More often than not it was Republican, though it hedged its bets. A few members were nominal if cautious Democrats, and some families were very good about it -- the Bundy family had produced William for the Democrats, and McGeorge for the Republicans -- and it was believed that every major law firm should have at least one partner who was a Democrat. In fact, on the question of Kennedy and Nixon there had been an element of indecision in the Establishment world. One had a sense of the Establishment in an election year being like a professional athletic scout watching a championship match, emotionally uninvolved with either competitor, waiting unitl it was over and then descending to the locker room of the winner, to sign him on, to offer him the club's facilities -- in this case the trusted, respectable, sound men of the establishment.

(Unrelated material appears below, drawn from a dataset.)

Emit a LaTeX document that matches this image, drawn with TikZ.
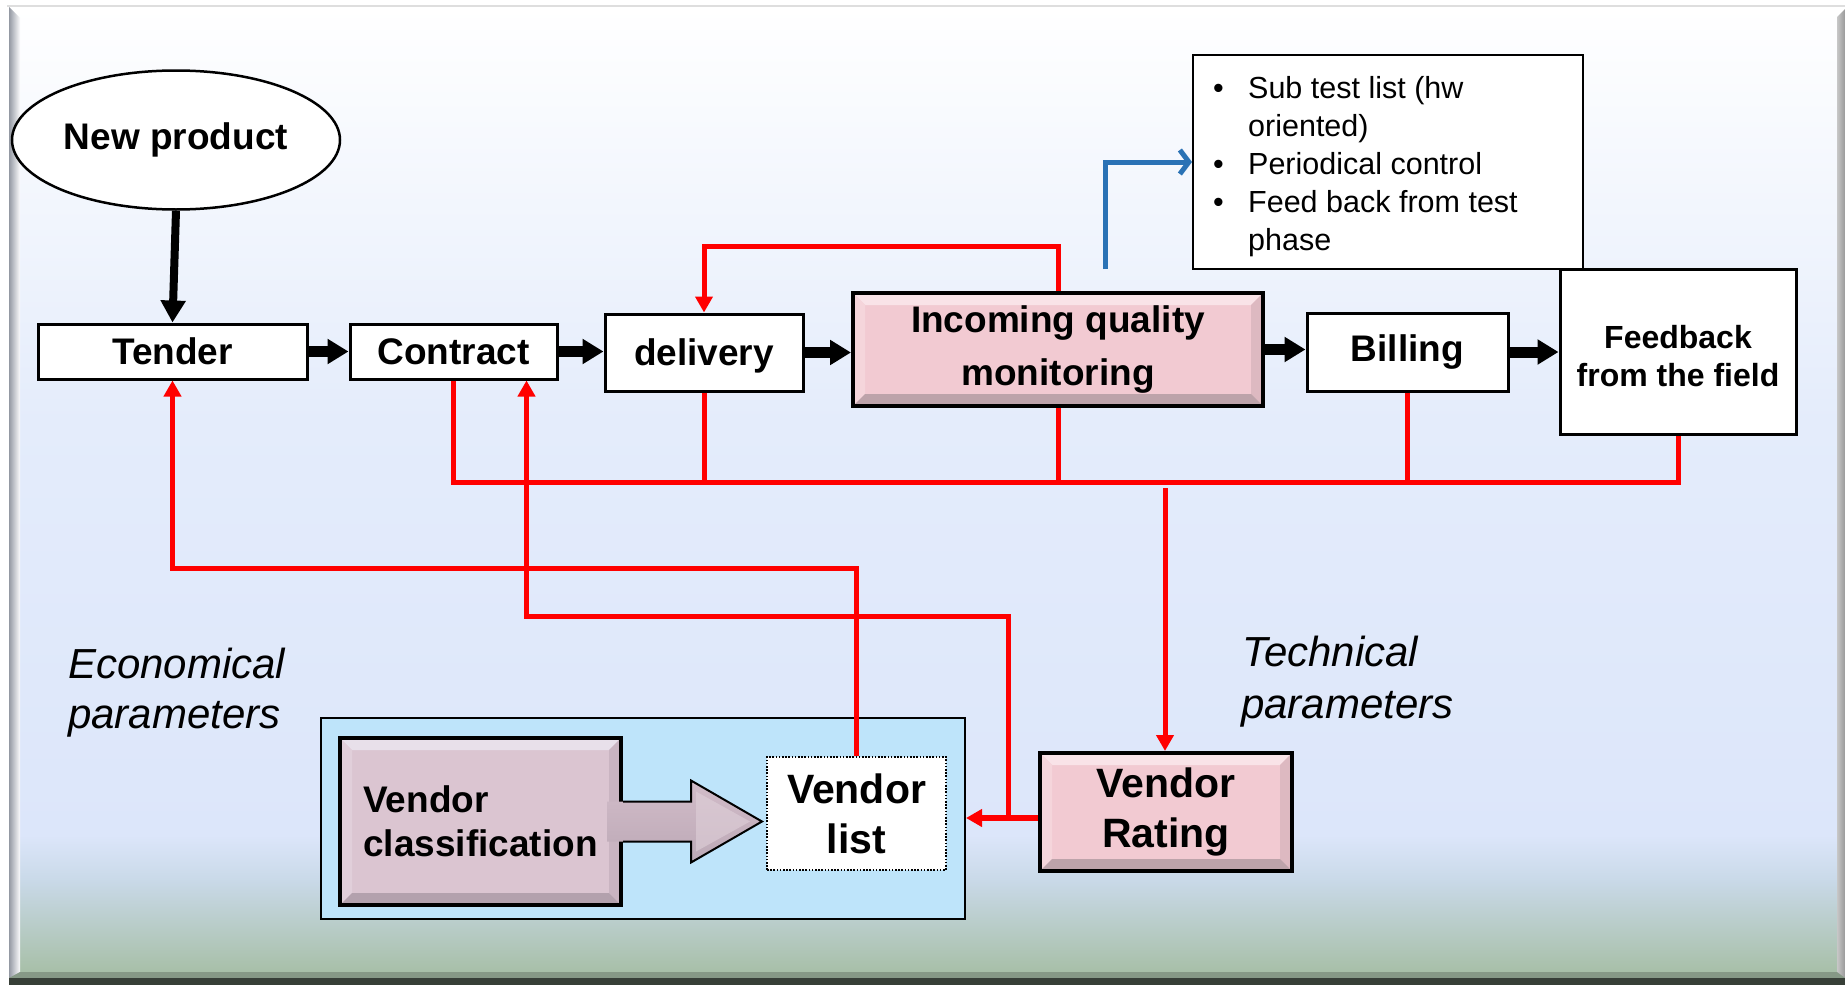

Kennedy believed in the Establishment mystique; there had, after all, been little debunking of it in early 1960. Rarely had there been such a political consensus on foreign affairs: containment was good, Communism was dangerous, there was of course the problem of getting foreign aid bills through Congress, bills which would help us keep the Third World from the Communists. Besides, he was young, and since his victory over Nixon was slimmer than he had expected, he needed the backing of this club, the elitists of the national security people. And he felt at ease with them.